What’s the best advice you’d give someone just starting out in their CX career, or just starting to transition from a related discipline like call centre or customer service management?
Be curious and maintain the pace. As a kid, I would always pull my toys apart to see how they worked. It drove my parents nuts but I found that this curiosity is one of the key ingredients to a great CX practitioner. Don’t assume just because something is working that it isn’t broken. That sounds silly but often we think a process is working because we don’t hear about it but when you unscrew it all you find out that its broken and people have just found a quick workaround that stops people putting it on your radar. If you’re transitioning from a discipline like call centre then keep the pace. What I mean by that is that customer service is so fast-paced and often CX is anything but. Operating at pace is a fantastic discipline, don’t let things like bureaucracy slow you down. Pace will serve you well.

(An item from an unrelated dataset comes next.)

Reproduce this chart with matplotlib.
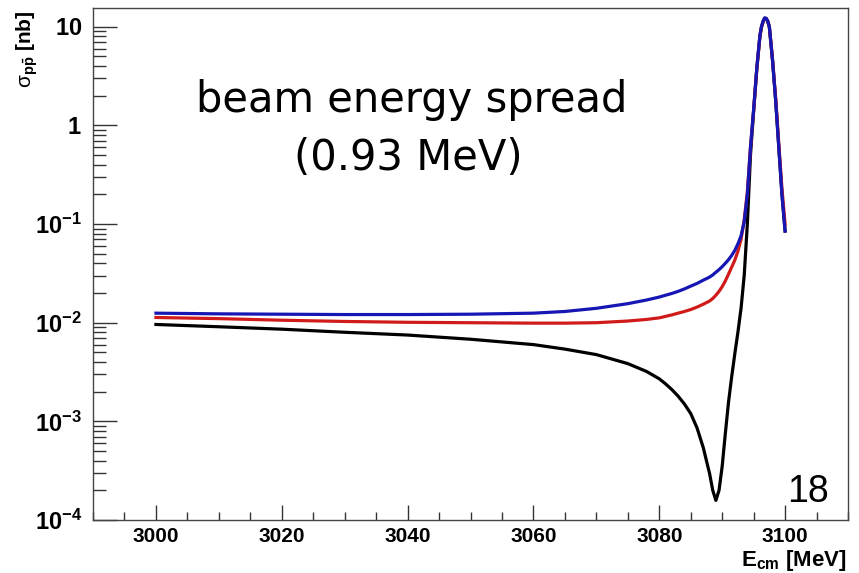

When did CX as a discipline pop up on your radar? How have you seen it evolve or change over that period of time?
I distinctly remember roles such as the Chief Customer Officer popping up around 2015 which was around the same time that contact centres were getting a much greater voice with the C-suite. This was in my opinion a good thing as CX before that was a marketing function which I found to be a little odd. It sat there because that is where research lived but I saw it as a strange fit because there were no practitioners and it all felt a little academic. Seeing CX become its own entity within an organisation was a positive evolution.
What trend do you think will be most impactful in (your niche of) the CX space over the next three years?
That of AI in its ability to remove mundane tasks from employee roles and customer life admin. This will make interactions more meaningful for both the customer and the employee. It will also drive deeper thought in role design to make roles more meaningful. Customer service will become more white glove and less administrative and there will be a higher value on it both from an industry and customer perspective.